There's only one crossing of the River Dee between the Grosvenor Bridge in Chester city centre and the A494 in Queensferry: the railway bridge taking the line to North Wales. And, for once, there's a footbridge for pedestrians, connecting the racecourse to the upscale district of Curzon Park. I suspect it's no coincidence that a footbridge was deemed necessary for those two parts of the city rather than, say, connecting Saltney with the industrial park at Sealand.
After a long hot walk through Chester's most suburban suburbia I turned up a side road to the golf course. The footbridge is reached via some steps from the road surface (so bad luck cyclists and people in wheelchairs), taking me down into cool undergrowth.
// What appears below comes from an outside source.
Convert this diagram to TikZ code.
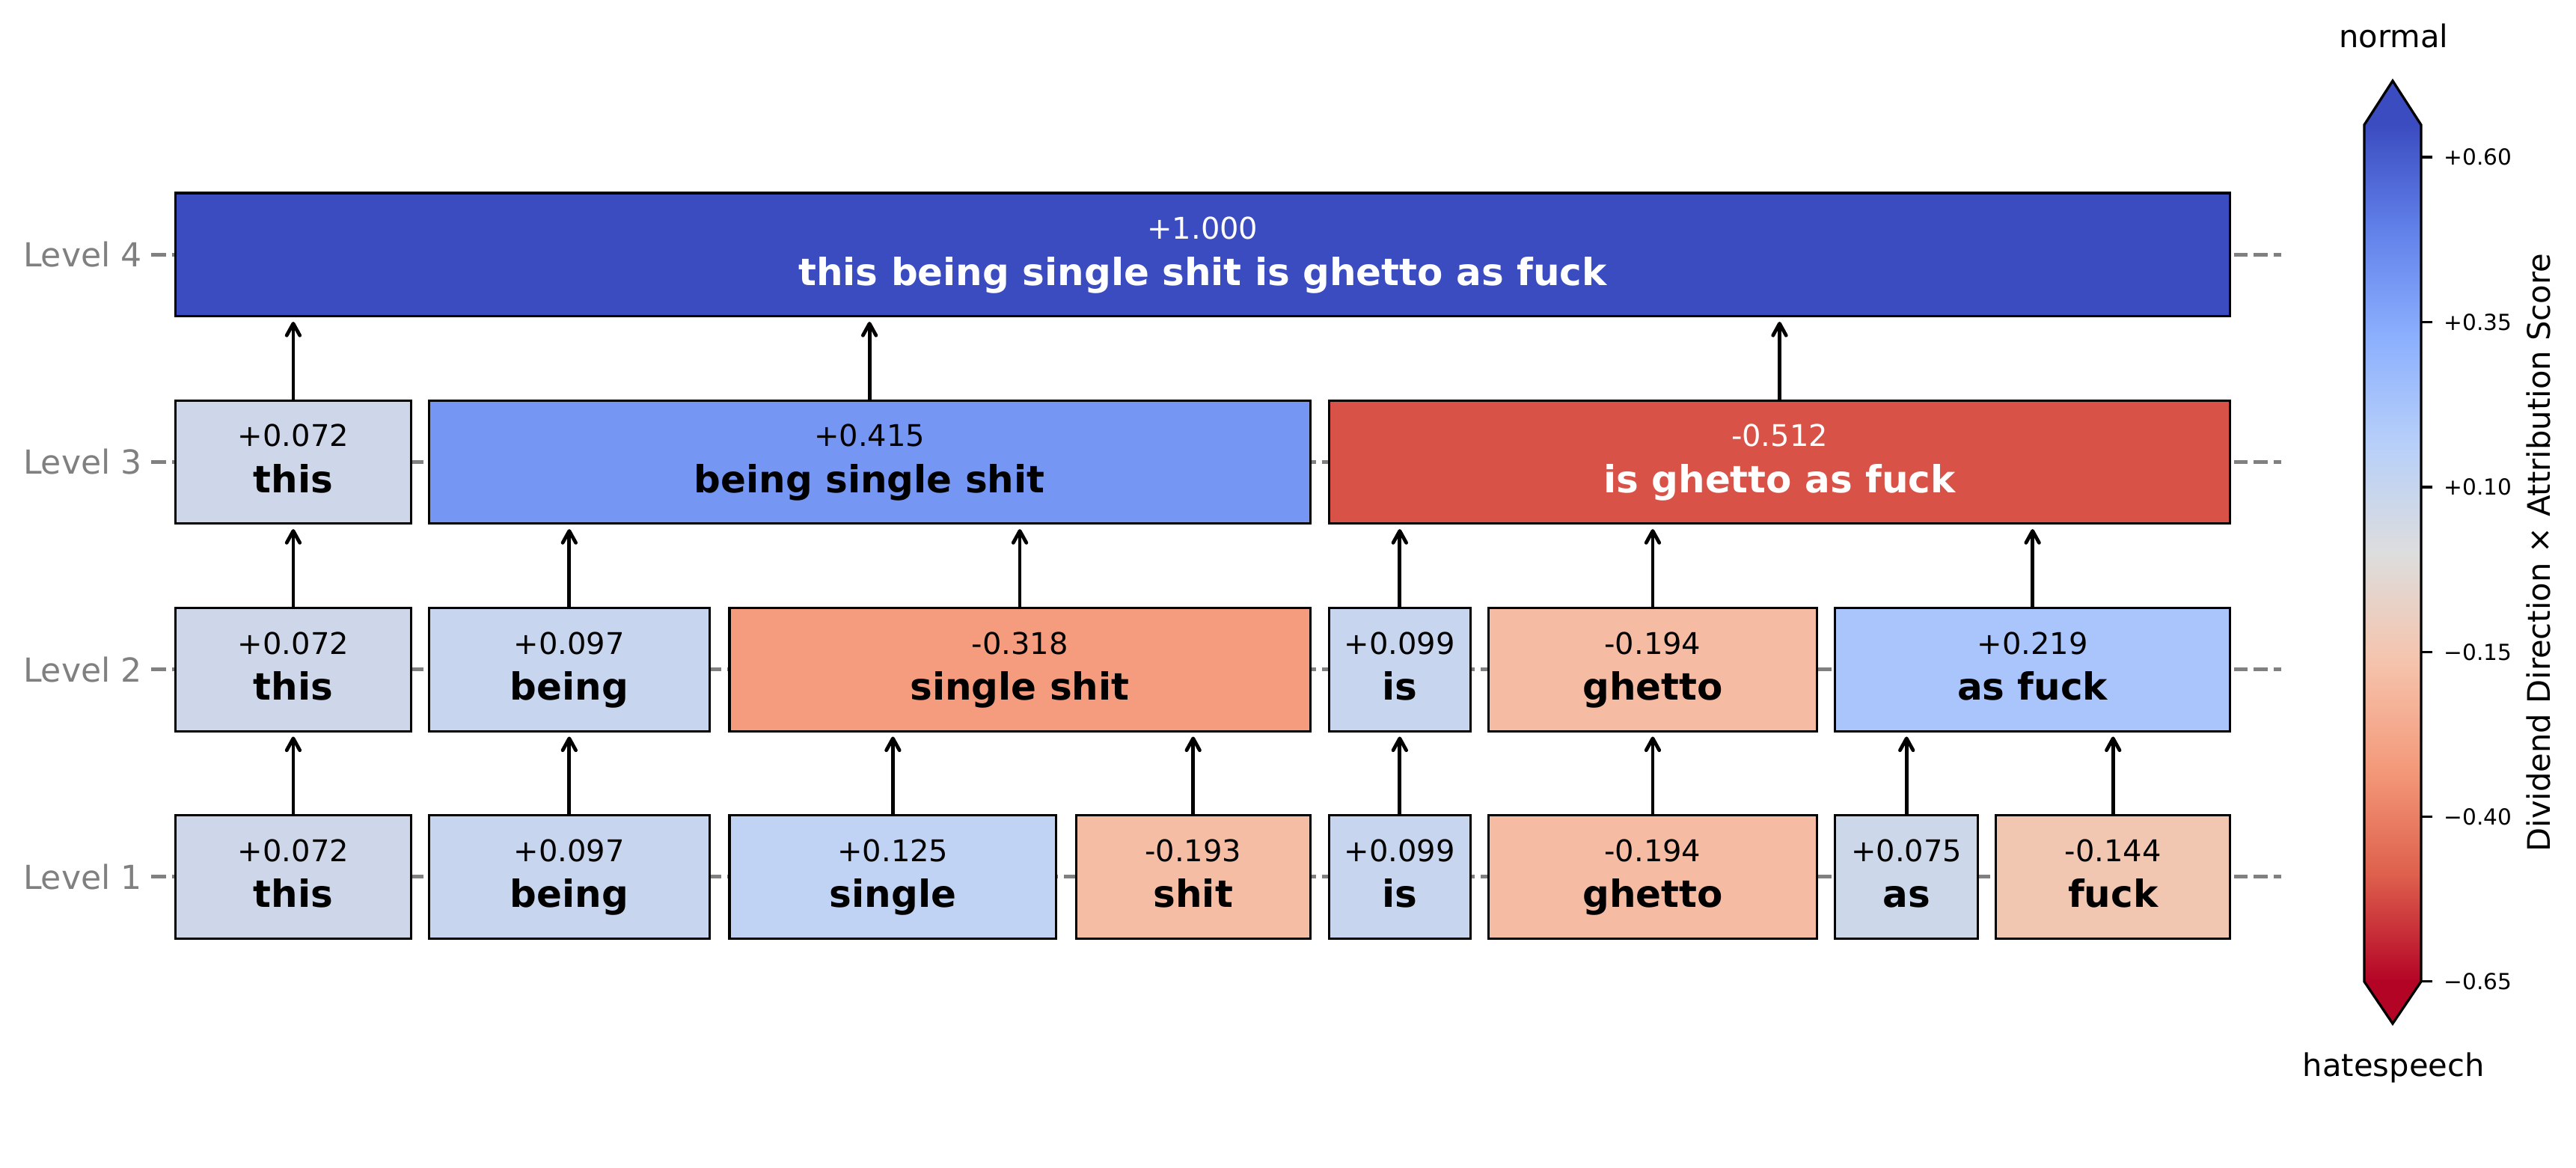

The footpath was slippery, despite the baking sun, and angled downwards just to add to the general feeling of mild peril.
It was only as I reached the crossing itself - literally as it hoved into view - that I remembered: bridges tend to be high. And I don't like heights. Hate them. My heart immediately began to pound as I realised I'd walked two miles to reach a footbridge I really didn't want to walk over.
There is a facet of my personality that will always outvote something as small as crippling vertigo, and that is my bloody mindedness. If I had come all this way to walk across a bridge, then I was going to bloody well walk across a bridge, and not even the prospect of dying of a heart attack midway could stop that. I put my glasses in my pocket - because I'm always scared they'll slip off and fall in the water - and ventured across, one hand skimming the handrail just in case a train came across and tried to shake me into the river. To my left, I could see the railway tracks; to my right, an admittedly beautiful view.
After, oh I don't know, about four and a half weeks of walking, I finally reached the stairs on the opposite bank.
I headed down them to the blessed safety of dry land. On the north bank, there's far more places to go; a riverside stroll, or a walk between the railway viaducts and the greenery of the Roodee. It was all very pleasant, and helped to moderate my pounding heartbeat. There should be more footbridges attached to railway bridges, because they're a simple but effective way to make cities more pedestrian and cycle friendly; just don't expect me to enjoy using them.